I don’t want to oversell The Deuce. It’s already being hailed as great, but it hasn’t reached the promised land that early. It could do with more streamlining, less melodrama; it lacks that one tour de force Boogie Nights swoop that memorializes its own ambitions. Those who weren’t “there” then may not appreciate the period references that’ll ring so many buzzers with us vets.

But the series gets grooving as it goes along. Its mosaic of often bitty, seemingly inconsequential scenes accrue into a billboard mural, and the real-life developments that made Porn Square what it would become slot into place, establishing the foundation of a disreputable empire set inside a conflict zone with a deep fry of racial animosity. Season 1 lays down the track work for the big-bang event that will explode everything upward. After the screening of the Fire Island epic Boys in the Sand (which Frankie, conned into thinking it’s a sword and sandals movie, bails out on as his prostitute date trails behind him in the lobby, asking “Ya didn’t dig it?”), a gay bartender from the Hi-Hat—Chris Coy’s Paul—and his actor boyfriend enjoy a celebratory cuddle, marveling that the film got an actual review in Variety.
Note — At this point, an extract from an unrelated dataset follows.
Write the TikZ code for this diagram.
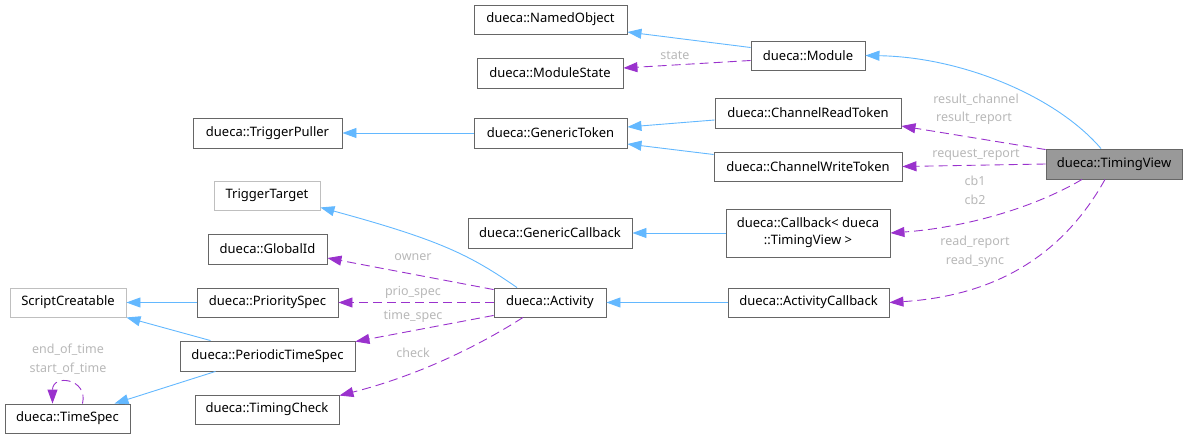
\documentclass[tikz,border=0pt]{standalone}
\usepackage{fontspec}
\setmainfont{Noto Sans}
\usetikzlibrary{arrows.meta}
\definecolor{inhblue}{HTML}{63B8FF}
\definecolor{usepurple}{HTML}{9A32CD}
\definecolor{boxgray}{HTML}{666666}
\definecolor{lightbox}{HTML}{BFBFBF}
\definecolor{labgray}{HTML}{B8B8B8}
\definecolor{tvfill}{HTML}{999999}
\tikzset{
  cls/.style={draw=boxgray, line width=0.9pt, fill=white, inner sep=0pt, align=center,
    font=\fontsize{13}{17}\selectfont, text=black},
  ext/.style={cls, draw=lightbox},
  inh/.style={draw=inhblue, line width=0.9pt, -{Triangle[length=14pt,width=10pt,fill=inhblue]}},
  use/.style={draw=usepurple, line width=0.9pt, dash pattern=on 9pt off 5pt, -{Triangle[length=14pt,width=10pt,fill=usepurple]}},
  lab/.style={font=\fontsize{12.5}{15}\selectfont, text=labgray, inner sep=0pt}
}
\begin{document}
\begin{tikzpicture}[x=1pt,y=-1pt]
\useasboundingbox (0,0) rectangle (1188,439);
% nodes
\node[cls, minimum width=153pt, minimum height=29pt] (nobj) at (550.5,19.5) {dueca::NamedObject};
\node[cls, minimum width=146pt, minimum height=30pt] (mstate) at (550,73) {dueca::ModuleState};
\node[cls, minimum width=114pt, minimum height=29pt] (mod) at (808,55.5) {dueca::Module};
\node[cls, minimum width=149pt, minimum height=30pt] (tp) at (267.5,133) {dueca::TriggerPuller};
\node[cls, minimum width=153pt, minimum height=30pt] (gt) at (550.5,133) {dueca::GenericToken};
\node[cls, minimum width=186pt, minimum height=30pt] (crt) at (808,113) {dueca::ChannelReadToken};
\node[cls, minimum width=188pt, minimum height=29pt] (cwt) at (808,166.5) {dueca::ChannelWriteToken};
\node[cls, fill=tvfill, minimum width=136pt, minimum height=30pt] (tv) at (1114,164) {dueca::TimingView};
\node[ext, minimum width=106pt, minimum height=29pt] (tt) at (267,195.5) {TriggerTarget};
\node[cls, minimum width=164pt, minimum height=30pt] (gc) at (550,233) {dueca::GenericCallback};
\node[cls, minimum width=164pt, minimum height=48pt] (cb) at (808,233) {dueca::Callback< dueca\\ ::TimingView >};
\node[cls, minimum width=119pt, minimum height=30pt] (gid) at (267.5,249) {dueca::GlobalId};
\node[ext, minimum width=116pt, minimum height=29pt] (sc) at (68,302.5) {ScriptCreatable};
\node[cls, minimum width=141pt, minimum height=29pt] (ps) at (267.5,302.5) {dueca::PrioritySpec};
\node[cls, minimum width=112pt, minimum height=29pt] (act) at (550,302.5) {dueca::Activity};
\node[cls, minimum width=161pt, minimum height=29pt] (ac) at (808.5,302.5) {dueca::ActivityCallback};
\node[cls, minimum width=175pt, minimum height=30pt] (pts) at (267.5,356) {dueca::PeriodicTimeSpec};
\node[cls, minimum width=125pt, minimum height=29pt] (ts) at (67.5,418.5) {dueca::TimeSpec};
\node[cls, minimum width=144pt, minimum height=29pt] (tc) at (267,409.5) {dueca::TimingCheck};
% inheritance
\draw[inh] ([yshift=8pt]mod.west) -- ([yshift=-12.5pt]nobj.east);
\draw[inh] ([xshift=-13pt]tv.north) .. controls (1055,95) and (960,57) .. (mod.east);
\draw[inh] (gt.west) -- (tp.east);
\draw[inh] ([yshift=-7pt]crt.west) -- ([yshift=6pt]gt.east);
\draw[inh] ([yshift=12pt]cwt.west) -- ([yshift=-11pt]gt.east);
\draw[inh] (cb.west) -- (gc.east);
\draw[inh] (ac.west) -- (act.east);
\draw[inh] ([xshift=-33pt]act.north) .. controls (470,255) and (440,240) .. ([yshift=3pt]tt.south east);
\draw[inh] (ps.west) -- (sc.east);
\draw[inh] ([xshift=-57pt]pts.north) -- (sc.south east);
\draw[inh] ([xshift=-52pt]pts.south) -- ([xshift=47pt]ts.north);
% usage
\draw[use] ([yshift=-5pt]mod.west) -- ([yshift=5pt]mstate.east);
\node[lab] (lstate) at (675,55) {state};
\draw[use] ([yshift=-1pt]tv.north west) -- ([yshift=-13pt]crt.east);
\node[lab] (lrc) at (976,100) {result\_channel};
\node[lab] (lrr) at (974,118) {result\_report};
\draw[use] (tv.west) -- (cwt.east);
\node[lab] (lreq) at (976,155) {request\_report};
\draw[use] ([xshift=-32pt]tv.south) .. controls (1030,210) and (960,228) .. (cb.east);
\node[lab] (lcb1) at (975,181) {cb1};
\node[lab] (lcb2) at (975,200) {cb2};
\draw[use] ([xshift=-9pt]tv.south) .. controls (1060,260) and (990,296) .. (ac.east);
\node[lab] (lrdr) at (975,242) {read\_report};
\node[lab] (lrds) at (975,261) {read\_sync};
\draw[use] ([yshift=-2pt]act.north west) -- ([yshift=-9pt]gid.east);
\node[lab] (lown) at (413,257) {owner};
\draw[use] (act.west) -- (ps.east);
\node[lab] (lprio) at (413,292) {prio\_spec};
\draw[use] ([yshift=2pt]act.south west) -- ([yshift=-1pt]pts.north east);
\node[lab] (ltime) at (413,316) {time\_spec};
\draw[use] ([xshift=-27pt]act.south) .. controls (480,345) and (420,375) .. ([yshift=-1pt]tc.north east);
\node[lab] (lchk) at (413,353) {check};
\draw[use] ([xshift=15pt]ts.north) .. controls +(6pt,25pt) and +(0pt,30pt) .. ([xshift=-15pt]ts.north);
\node[lab] (leot) at (68,350) {end\_of\_time};
\node[lab] (lsot) at (68,369) {start\_of\_time};
\end{tikzpicture}
\end{document}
Legitimacy, baby!

The actor mentions a porn film in the works with a hundred thousand dollar budget that’ll be, like, a real production. What’s the storyline? Oh, something about a girl whose clitoris is in her throat, the actor says, which gives them both a chuckle. We attend the premiere of that little gem in the season closer, also directed by Michelle MacLaren—and watch as it carves the “X” into exploitation forevermore.